Le rapport d’expertise précité détaille la méthode adoptée et contient des représentations visuelles nombreuses. Néanmoins, cet enseignement technique, indispensable à la preuve de la contrefaçon qui repose sur la présence et l’agencement précis des différents composants revendiqués, n’est pas corroboré par une autre preuve. La demanderesse ne communique pas d’autres éléments susceptibles de conforter la crédibilité des images et, surtout, de leur analyse (par ex. une consultation d’un spécialiste du domaine) qui auraient pu confirmer la fiabilité des techniques d’imageries utilisées, conforter l’interprétation des images et notamment leur légendage, contesté par les défenderesses.

En outre, l’analyse communiquée par l'une des sociétés poursuivies, réalisée par un laboratoire tiers, n’apporte aucune information sur la structure interne de la puce et ne corrobore donc pas les faits dont dépend la contrefaçon.

Il en va de même pour les stérilisateurs « 59S PY55 ». Il importe peu que la société néerlandaise importatrice pour l’Union européenne de ces produits ait admis leur caractère contrefaisant. En effet, rien n’indique que cette société, qui n’est que négociante, ait participé à la conception du produit et plus particulièrement de la puce qu’il contient, de sorte qu’elle ne dispose d’aucune information technique sur la structure de cette puce. Son opinion sur le caractère contrefaisant de celle-ci, non technique, n’apporte donc en soi aucun élément susceptible de conforter la connaissance de cette structure, dont dépend l’existence d’une contrefaçon.

Les demandes en contrefaçon doivent dès lors être rejetées.

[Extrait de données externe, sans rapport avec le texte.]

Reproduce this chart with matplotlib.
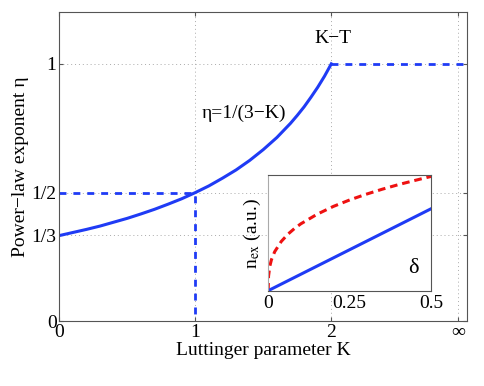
import matplotlib.pyplot as plt

plt.rcParams['font.family'] = ['Liberation Serif', 'DejaVu Serif']
plt.rcParams['mathtext.fontset'] = 'stix'

# main curve eta(K)
K_vals = [0.0, 0.1, 0.2, 0.3, 0.4, 0.5, 0.6, 0.7, 0.8, 0.9, 1.0, 1.1, 1.2,
          1.3, 1.4, 1.5, 1.6, 1.7, 1.75, 1.8, 1.85, 1.9, 1.95, 2.0]
eta_vals = [0.333, 0.345, 0.357, 0.370, 0.385, 0.400, 0.417, 0.435, 0.455,
            0.476, 0.500, 0.526, 0.556, 0.588, 0.625, 0.667, 0.714, 0.769,
            0.800, 0.833, 0.870, 0.909, 0.952, 1.000]
K_flat = [2.0, 3.0]
eta_flat = [1.0, 1.0]
K_half = [0.0, 1.0, 1.0]
eta_half = [0.5, 0.5, 0.0]

x_ticks = [0, 1, 2, 2.93]
x_labels = ['0', '1', '2', '∞']
y_ticks = [0, 1/3, 1/2, 1]
y_labels = ['0', '1/3', '1/2', '1']

# inset
delta = [0.0, 0.001, 0.005, 0.01, 0.02, 0.04, 0.06, 0.08, 0.1, 0.15, 0.2,
         0.25, 0.3, 0.35, 0.4, 0.45, 0.5]
n_red = [0.0, 0.125, 0.213, 0.269, 0.338, 0.426, 0.488, 0.537, 0.579, 0.662,
         0.730, 0.786, 0.835, 0.879, 0.919, 0.955, 0.99]
delta_lin = [0.0, 0.5]
n_blue = [0.0, 0.71]

blue = '#1f3bf5'
red = '#ee1111'
spine = '#555555'

fig = plt.figure(figsize=(4.85, 3.86), dpi=100)
ax = fig.add_axes([0.1223, 0.1676, 0.8412, 0.8004])

ax.plot(K_vals, eta_vals, color=blue, lw=2.2, solid_joinstyle='round')
ax.plot(K_flat, eta_flat, color=blue, lw=2.0, ls=(0, (2.5, 2.5)))
ax.plot(K_half, eta_half, color=blue, lw=2.0, ls=(0, (2.5, 2.5)))

ax.set_xlim(0, 3)
ax.set_ylim(0, 1.2)
ax.set_xticks(x_ticks)
ax.set_xticklabels(x_labels)
ax.set_yticks(y_ticks)
ax.set_yticklabels(y_labels)
ax.grid(True, ls=(0, (1, 3)), color='#aaaaaa', lw=0.7)
ax.tick_params(direction='in', length=3, top=True, right=True, labelsize=14,
               color=spine, pad=2)
for s in ax.spines.values():
    s.set_color(spine)
    s.set_linewidth(0.8)
ax.set_xlabel('Luttinger parameter K', fontsize=14, labelpad=1)
ax.set_ylabel('Power\u2212law exponent η', fontsize=14, labelpad=2)

ax.text(2.01, 1.098, 'K\u2212T', fontsize=14, ha='center', va='center')
ax.text(1.36, 0.807, 'η=1/(3\u2212K)', fontsize=14, ha='center', va='center')

ins = fig.add_axes([0.553, 0.247, 0.336, 0.299])
ins.plot(delta, n_red, color=red, lw=2.2, ls=(0, (2.5, 1.6)))
ins.plot(delta_lin, n_blue, color=blue, lw=2.2)
ins.set_xlim(0, 0.5)
ins.set_ylim(0, 1)
ins.set_xticks([0, 0.25, 0.5])
ins.set_xticklabels(['0', '0.25', '0.5'])
ins.set_yticks([])
ins.tick_params(direction='in', length=0, labelsize=14, pad=3)
for s in ins.spines.values():
    s.set_color(spine)
    s.set_linewidth(0.8)
ins.spines['left'].set_color('#aaaaaa')
ins.set_ylabel(r'n$_{\rm ex}$ (a.u.)', fontsize=14, labelpad=4)
ins.text(0.444, 0.19, 'δ', fontsize=16, ha='center', va='center')

fig.savefig('out.png', dpi=100)
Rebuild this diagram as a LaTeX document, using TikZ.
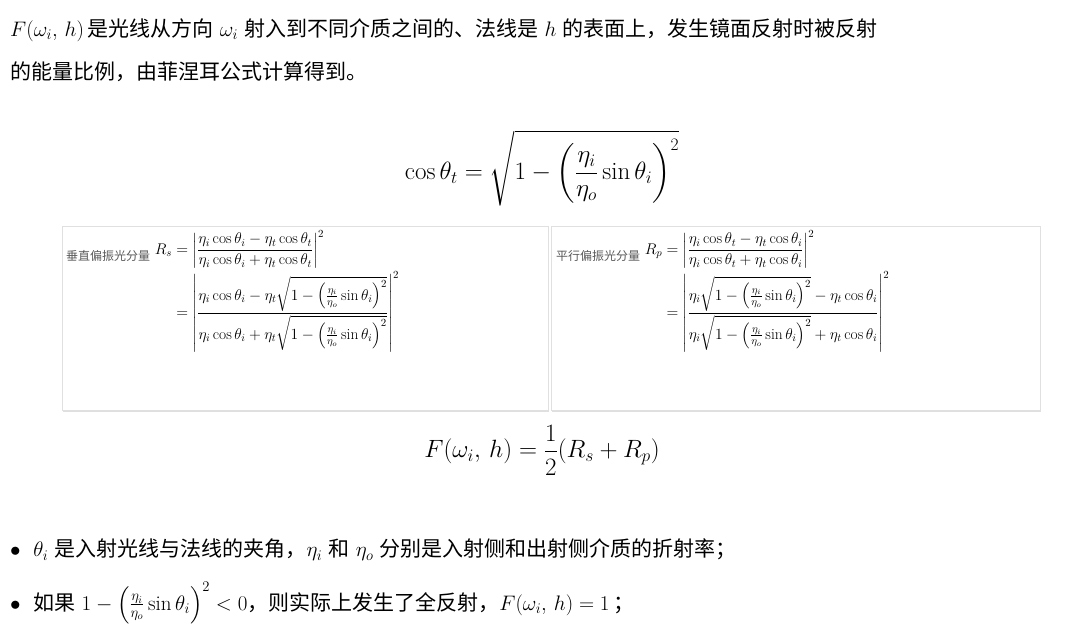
\RequirePackage{fix-cm}
\documentclass[tikz,border=0pt]{standalone}
\usepackage{amsmath}
\usepackage{fontspec}
\newfontfamily\cjk{Noto Sans CJK SC}
\usetikzlibrary{shadows}
\tikzset{
 txt/.style={anchor=west,inner sep=0pt,font=\fontsize{21}{25}\selectfont},
 panel/.style={draw=black!12,fill=white,drop shadow={opacity=0.25,shadow xshift=1pt,shadow yshift=-2pt}},
 boxtxt/.style={anchor=north west,inner sep=0pt,font=\fontsize{15.5}{19}\selectfont},
 lab/.style={text=black!65,font=\cjk\fontsize{12}{14}\selectfont}
}
\begin{document}
\begin{tikzpicture}[x=1pt,y=-1pt]
\useasboundingbox (0,0) rectangle (1086,629);
\node[txt] (l1) at (10,30) {$F(\omega_i,\,h)$\,{\cjk 是光线从方向} $\omega_i$ {\cjk 射入到不同介质之间的、法线是} $h$ {\cjk 的表面上，发生镜面反射时被反射}};
\node[txt] (l2) at (10,72) {\cjk 的能量比例，由菲涅耳公式计算得到。};
\node[inner sep=0pt,font=\fontsize{25}{30}\selectfont] (ct) at (542,168) {$\displaystyle \cos\theta_t=\sqrt{1-\left(\frac{\eta_i}{\eta_o}\sin\theta_i\right)^2}$};
\node[panel,minimum width=486,minimum height=184,anchor=north west] (bl) at (62,226) {};
\node[panel,minimum width=489,minimum height=184,anchor=north west] (br) at (551,226) {};
\node[boxtxt] (tl) at (66,230) {$\displaystyle\begin{aligned}\text{\tikz[baseline=-0.6ex]\node[lab,inner sep=0pt]{垂直偏振光分量};}\ R_s&=\left|\frac{\eta_i\cos\theta_i-\eta_t\cos\theta_t}{\eta_i\cos\theta_i+\eta_t\cos\theta_t}\right|^2\\
&=\left|\frac{\eta_i\cos\theta_i-\eta_t\sqrt{1-\left(\frac{\eta_i}{\eta_o}\sin\theta_i\right)^2}}{\eta_i\cos\theta_i+\eta_t\sqrt{1-\left(\frac{\eta_i}{\eta_o}\sin\theta_i\right)^2}}\right|^2\end{aligned}$};
\node[boxtxt] (tr) at (556,230) {$\displaystyle\begin{aligned}\text{\tikz[baseline=-0.6ex]\node[lab,inner sep=0pt]{平行偏振光分量};}\ R_p&=\left|\frac{\eta_i\cos\theta_t-\eta_t\cos\theta_i}{\eta_i\cos\theta_t+\eta_t\cos\theta_i}\right|^2\\
&=\left|\frac{\eta_i\sqrt{1-\left(\frac{\eta_i}{\eta_o}\sin\theta_i\right)^2}-\eta_t\cos\theta_i}{\eta_i\sqrt{1-\left(\frac{\eta_i}{\eta_o}\sin\theta_i\right)^2}+\eta_t\cos\theta_i}\right|^2\end{aligned}$};
\node[inner sep=0pt,font=\fontsize{25}{30}\selectfont] (ff) at (542,450) {$\displaystyle F(\omega_i,\,h)=\frac12(R_s+R_p)$};
\node[txt] (b1) at (10,550) {$\bullet$\ \ $\theta_i$ {\cjk 是入射光线与法线的夹角，}$\eta_i$ {\cjk 和} $\eta_o$ {\cjk 分别是入射侧和出射侧介质的折射率；}};
\node[txt] (b2) at (10,603) {$\bullet$\ \ {\cjk 如果} $1-\left(\frac{\eta_i}{\eta_o}\sin\theta_i\right)^2<0${\cjk ，则实际上发生了全反射，}$F(\omega_i,\,h)=1$\,{\cjk ；}};
\end{tikzpicture}
\end{document}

La demande en dénigrement présentée par deux des sociétés poursuivies, suite à la publication sur le site internet de la demanderesse d’un communiqué de presse faisant état d’un procès intenté à l’étranger contre le fournisseur néerlandais précité des stérilisateurs, est rejetée. Ce communiqué évoquait une saisie-contrefaçon qui a été autorisée par le tribunal de grande instance de Paris contre le groupe auquel appartiennent les sociétés poursuivies au terme d’un « précédent procès en matière de brevets ». Or, il s’agit d’un cas éventuel de diffamation (allégation ou imputation d’un fait qui porte atteinte à l’honneur ou à la considération de la personne ou du corps auquel le fait est imputé) et non du dénigrement d’un produit ou d’un service. En effet, la seule référence aux sociétés poursuivies ne fait que leur imputer un fait susceptible de porter atteinte à leur honneur ou à leur considération, en suggérant qu’elles avaient déjà commis une contrefaçon. Le fait que cette atteinte puisse détourner des clients, et ainsi causer une perte économique à ces sociétés, n’est qu’un élément caractérisant l’éventuel préjudice consécutif à cette atteinte. Retenir l’inverse reviendrait à donner aux commerçants une protection de leur honneur ou de leur considération plus importante qu’aux autres personnes en les faisant échapper systématiquement au cadre, plus strict, de la diffamation, ce que rien ne justifie.

Tribunal judiciaire de Paris, 3e ch., 2e sect., 10 janvier 2025, 21/13753 (B20250001)
Seoul Viosys Co. Ltd c. Fnac Direct SA, Fnac Darty Participations et Services SA, Bigben Connected SAS et al.

[1] Cass. mixte., 28 sept. 2012, Huk Coburg c. Trigano SA et al., 11-18.710 ; Cass. 2e civ., 13 sept. 2018, Établissements Haristoy SARL c. Eurovia Grands projets et industrie SAS et al., 17-20.099.

[2] Cass. 2e civ., 7 sept. 2017, Garage Saint-Christophe SAS c. Joëlle Y et al., 16-15.531.